* Written exercise: All the data should be repeated exactly. Any image in it is left out.

====== Data lines ======

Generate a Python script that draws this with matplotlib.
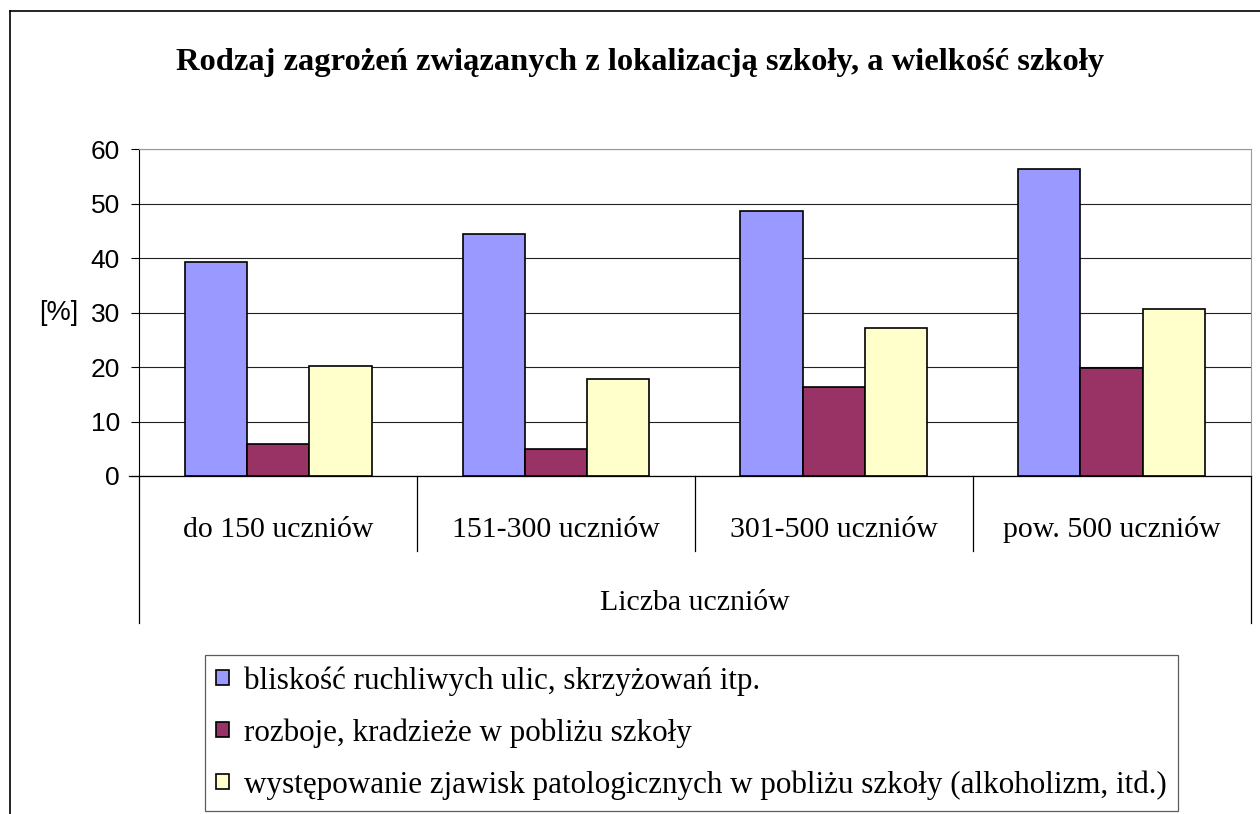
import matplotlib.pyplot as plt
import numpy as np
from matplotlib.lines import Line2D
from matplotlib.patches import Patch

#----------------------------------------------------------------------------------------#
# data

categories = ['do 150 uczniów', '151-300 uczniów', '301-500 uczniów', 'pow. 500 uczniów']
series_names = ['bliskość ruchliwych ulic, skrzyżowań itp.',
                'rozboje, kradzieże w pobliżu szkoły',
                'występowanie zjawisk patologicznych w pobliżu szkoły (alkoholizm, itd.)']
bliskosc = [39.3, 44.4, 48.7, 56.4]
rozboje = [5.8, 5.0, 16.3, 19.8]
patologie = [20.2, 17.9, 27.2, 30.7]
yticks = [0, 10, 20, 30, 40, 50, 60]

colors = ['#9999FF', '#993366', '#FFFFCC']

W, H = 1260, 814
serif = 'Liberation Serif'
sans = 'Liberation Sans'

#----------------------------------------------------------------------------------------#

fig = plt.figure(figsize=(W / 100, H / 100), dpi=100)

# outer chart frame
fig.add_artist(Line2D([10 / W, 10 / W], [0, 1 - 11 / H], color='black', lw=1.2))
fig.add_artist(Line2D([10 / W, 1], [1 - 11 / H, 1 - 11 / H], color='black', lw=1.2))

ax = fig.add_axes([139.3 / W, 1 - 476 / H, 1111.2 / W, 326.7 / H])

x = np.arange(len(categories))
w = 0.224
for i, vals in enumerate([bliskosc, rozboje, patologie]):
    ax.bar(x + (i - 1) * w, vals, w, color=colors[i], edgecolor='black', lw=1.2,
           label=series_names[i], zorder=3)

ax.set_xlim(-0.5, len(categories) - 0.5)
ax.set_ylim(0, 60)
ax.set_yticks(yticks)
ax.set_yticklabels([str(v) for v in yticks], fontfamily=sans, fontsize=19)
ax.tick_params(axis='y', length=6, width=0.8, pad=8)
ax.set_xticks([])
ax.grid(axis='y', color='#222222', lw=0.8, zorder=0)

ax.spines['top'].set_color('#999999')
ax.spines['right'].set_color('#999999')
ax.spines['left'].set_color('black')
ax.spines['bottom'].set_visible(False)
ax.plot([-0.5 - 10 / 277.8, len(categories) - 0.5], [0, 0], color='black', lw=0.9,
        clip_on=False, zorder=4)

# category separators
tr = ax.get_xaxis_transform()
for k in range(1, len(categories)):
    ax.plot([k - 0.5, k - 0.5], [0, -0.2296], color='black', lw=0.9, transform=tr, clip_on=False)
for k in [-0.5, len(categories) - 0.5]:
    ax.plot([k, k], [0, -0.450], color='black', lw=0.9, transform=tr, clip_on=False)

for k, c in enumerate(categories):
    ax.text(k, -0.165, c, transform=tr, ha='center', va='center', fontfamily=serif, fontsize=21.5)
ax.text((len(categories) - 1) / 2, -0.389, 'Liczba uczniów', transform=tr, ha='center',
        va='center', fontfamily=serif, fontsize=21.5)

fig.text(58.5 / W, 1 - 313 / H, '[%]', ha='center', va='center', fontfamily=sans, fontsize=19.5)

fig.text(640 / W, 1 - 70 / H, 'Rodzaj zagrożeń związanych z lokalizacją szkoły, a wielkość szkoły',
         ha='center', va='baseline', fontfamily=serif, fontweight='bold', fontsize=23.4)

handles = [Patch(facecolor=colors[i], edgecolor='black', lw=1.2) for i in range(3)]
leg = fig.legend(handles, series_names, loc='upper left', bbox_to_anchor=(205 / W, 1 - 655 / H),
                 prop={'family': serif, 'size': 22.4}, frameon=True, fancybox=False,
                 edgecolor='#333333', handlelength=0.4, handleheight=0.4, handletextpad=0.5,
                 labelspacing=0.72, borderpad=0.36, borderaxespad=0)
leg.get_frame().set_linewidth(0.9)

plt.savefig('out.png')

======

* Correct result:
Generate a Python script that draws this with matplotlib.
import matplotlib.pyplot as plt
import numpy as np
from matplotlib.lines import Line2D
from matplotlib.patches import Patch

#----------------------------------------------------------------------------------------#
# data

categories = ['do 150 uczniów', '151-300 uczniów', '301-500 uczniów', 'pow. 500 uczniów']
series_names = ['bliskość ruchliwych ulic, skrzyżowań itp.',
                'rozboje, kradzieże w pobliżu szkoły',
                'występowanie zjawisk patologicznych w pobliżu szkoły (alkoholizm, itd.)']
bliskosc = [39.3, 44.4, 48.7, 56.4]
rozboje = [5.8, 5.0, 16.3, 19.8]
patologie = [20.2, 17.9, 27.2, 30.7]
yticks = [0, 10, 20, 30, 40, 50, 60]

colors = ['#9999FF', '#993366', '#FFFFCC']

W, H = 1260, 814
serif = 'Liberation Serif'
sans = 'Liberation Sans'

#----------------------------------------------------------------------------------------#

fig = plt.figure(figsize=(W / 100, H / 100), dpi=100)

# outer chart frame
fig.add_artist(Line2D([10 / W, 10 / W], [0, 1 - 11 / H], color='black', lw=1.2))
fig.add_artist(Line2D([10 / W, 1], [1 - 11 / H, 1 - 11 / H], color='black', lw=1.2))

ax = fig.add_axes([139.3 / W, 1 - 476 / H, 1111.2 / W, 326.7 / H])

x = np.arange(len(categories))
w = 0.224
for i, vals in enumerate([bliskosc, rozboje, patologie]):
    ax.bar(x + (i - 1) * w, vals, w, color=colors[i], edgecolor='black', lw=1.2,
           label=series_names[i], zorder=3)

ax.set_xlim(-0.5, len(categories) - 0.5)
ax.set_ylim(0, 60)
ax.set_yticks(yticks)
ax.set_yticklabels([str(v) for v in yticks], fontfamily=sans, fontsize=19)
ax.tick_params(axis='y', length=6, width=0.8, pad=8)
ax.set_xticks([])
ax.grid(axis='y', color='#222222', lw=0.8, zorder=0)

ax.spines['top'].set_color('#999999')
ax.spines['right'].set_color('#999999')
ax.spines['left'].set_color('black')
ax.spines['bottom'].set_visible(False)
ax.plot([-0.5 - 10 / 277.8, len(categories) - 0.5], [0, 0], color='black', lw=0.9,
        clip_on=False, zorder=4)

# category separators
tr = ax.get_xaxis_transform()
for k in range(1, len(categories)):
    ax.plot([k - 0.5, k - 0.5], [0, -0.2296], color='black', lw=0.9, transform=tr, clip_on=False)
for k in [-0.5, len(categories) - 0.5]:
    ax.plot([k, k], [0, -0.450], color='black', lw=0.9, transform=tr, clip_on=False)

for k, c in enumerate(categories):
    ax.text(k, -0.165, c, transform=tr, ha='center', va='center', fontfamily=serif, fontsize=21.5)
ax.text((len(categories) - 1) / 2, -0.389, 'Liczba uczniów', transform=tr, ha='center',
        va='center', fontfamily=serif, fontsize=21.5)

fig.text(58.5 / W, 1 - 313 / H, '[%]', ha='center', va='center', fontfamily=sans, fontsize=19.5)

fig.text(640 / W, 1 - 70 / H, 'Rodzaj zagrożeń związanych z lokalizacją szkoły, a wielkość szkoły',
         ha='center', va='baseline', fontfamily=serif, fontweight='bold', fontsize=23.4)

handles = [Patch(facecolor=colors[i], edgecolor='black', lw=1.2) for i in range(3)]
leg = fig.legend(handles, series_names, loc='upper left', bbox_to_anchor=(205 / W, 1 - 655 / H),
                 prop={'family': serif, 'size': 22.4}, frameon=True, fancybox=False,
                 edgecolor='#333333', handlelength=0.4, handleheight=0.4, handletextpad=0.5,
                 labelspacing=0.72, borderpad=0.36, borderaxespad=0)
leg.get_frame().set_linewidth(0.9)

plt.savefig('out.png')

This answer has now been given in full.